Una relación con constantes encuentros y desencuentros, con reconciliaciones como la que supuso la destacada participación de Redondo en el Mundial 94 y con portazos como el que en 1995 le dio a Passarella, con el que se negó a jugar porque, según el jugador, le exigía que se cortase el pelo, o el que este mismo año le dio a Marcelo Bielsa, al que pidió que no le convocara para la selección argumentando que su físico sólo le daba para una sola competición.

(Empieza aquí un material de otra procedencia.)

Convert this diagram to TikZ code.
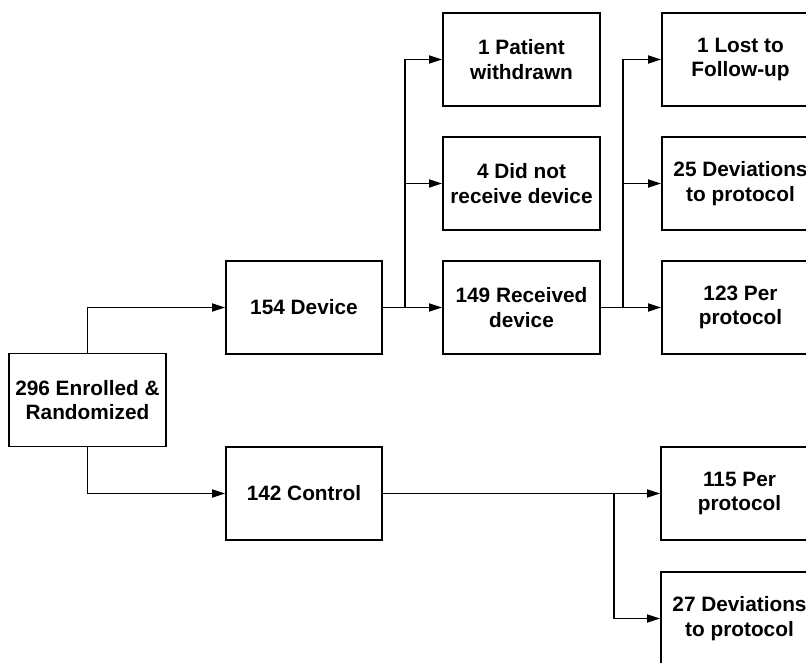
\documentclass[tikz,border=0pt]{standalone}
\usepackage{fontspec}
\setmainfont{Liberation Sans}
\usetikzlibrary{arrows.meta}
\begin{document}
\begin{tikzpicture}[x=1pt,y=-1pt,
  box/.style={draw, line width=1.8pt, minimum width=157pt, minimum height=93pt, inner sep=0pt,
    align=center, font=\fontsize{20.8}{24.5}\selectfont\bfseries},
  conn/.style={line width=1.8pt},
  arr/.style={conn, -{Triangle[length=13pt,width=8pt]}}]
\useasboundingbox (0,0) rectangle (806,662);
\fill[white] (0,0) rectangle (806,662);
\clip (0,0) rectangle (806,662);
% nodes
\node[box] (enr) at (87.5,400) {296 Enrolled \&\\Randomized};
\node[box, minimum width=156pt] (dev) at (304,307.5) {154 Device};
\node[box, minimum width=156pt] (ctl) at (304,493.5) {142 Control};
\node[box] (pw) at (521.5,59.5) {1 Patient\\withdrawn};
\node[box] (dnr) at (521.5,183.5) {4 Did not\\receive device};
\node[box] (rec) at (521.5,307.5) {149 Received\\device};
\node[box] (lost) at (740.5,59.5) {1 Lost to\\Follow-up};
\node[box] (d25) at (740.5,183.5) {25 Deviations\\to protocol};
\node[box] (p123) at (740.5,307.5) {123 Per\\protocol};
\node[box] (p115) at (739.5,493.5) {115 Per\\protocol};
\node[box] (d27) at (739.5,618.5) {27 Deviations\\to protocol};
% branch points
\coordinate (b1) at (405,307.5);
\coordinate (b2) at (623,307.5);
\coordinate (b3) at (614,493.5);
% connectors
\draw[arr] (enr.north) |- (dev.west);
\draw[arr] (enr.south) |- (ctl.west);
\draw[arr] (dev.east) -- (rec.west);
\draw[arr] (b1) |- (pw.west);
\draw[arr] (b1) |- (dnr.west);
\draw[arr] (rec.east) -- (p123.west);
\draw[arr] (b2) |- (lost.west);
\draw[arr] (b2) |- (d25.west);
\draw[arr] (ctl.east) -- (p115.west);
\draw[arr] (b3) |- (d27.west);
\end{tikzpicture}
\end{document}
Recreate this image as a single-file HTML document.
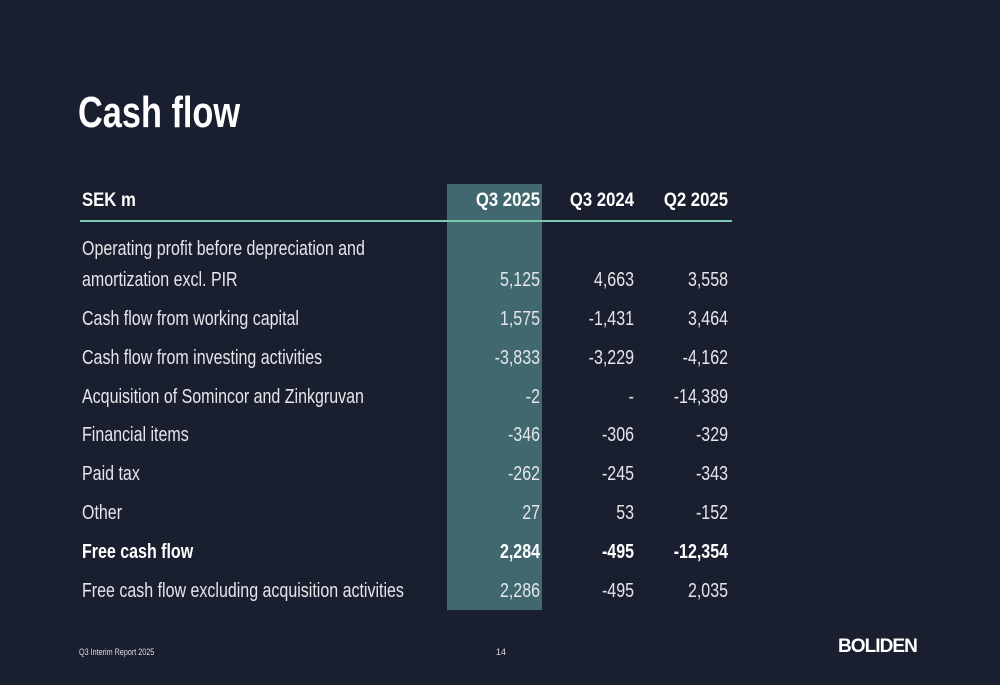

Y se centró en el Madrid.
Un Madrid en el que ya era indiscutible, uno de los capitanes y uno de los ídolos de la afición. Bien lejos quedaban sus primeros años en el club, al que llegó en 1994 de la mano de Jorge Valdano, cuando las lesiones y los silbidos de la grada amezaron con frustar su carrera. La derrota frente al Rayo en enero de 1996 que provocó la destitución del técnico, y en la que el Bernabéu también pidió la marcha del jugador, fue su peor momento. Ni siquiera entonces se le oyó una queja, un lamento. Redondo siguió fiel a sus viejos códigos, a su trabajo en el campo, y, cuando peor le pintaban las cosas, remontó el vuelo.
Con la semifinal frente al Borussia Dormund de la Copa de Europa del 98, cuya final ganaría luego el Madrid en Amsterdam, se metió en el corazón del Bernabéu, y allí se ha quedado. Por encima de las dos Ligas, las dos Copa de Europa o la Copa Intercontinental, Redondo es patrimonio del Madrid, aunque vaya a jugar en el Milan. Patrimonio de una afición que, nada más llegar, describió así: "Es como todas; si hay buen espectáculo y caen los títulos, aplaudirán a rabiar". Una afición que dejó de ser como todas el jueves cuando se concentró en el Bernabeú para pedir al club que no le vendiera.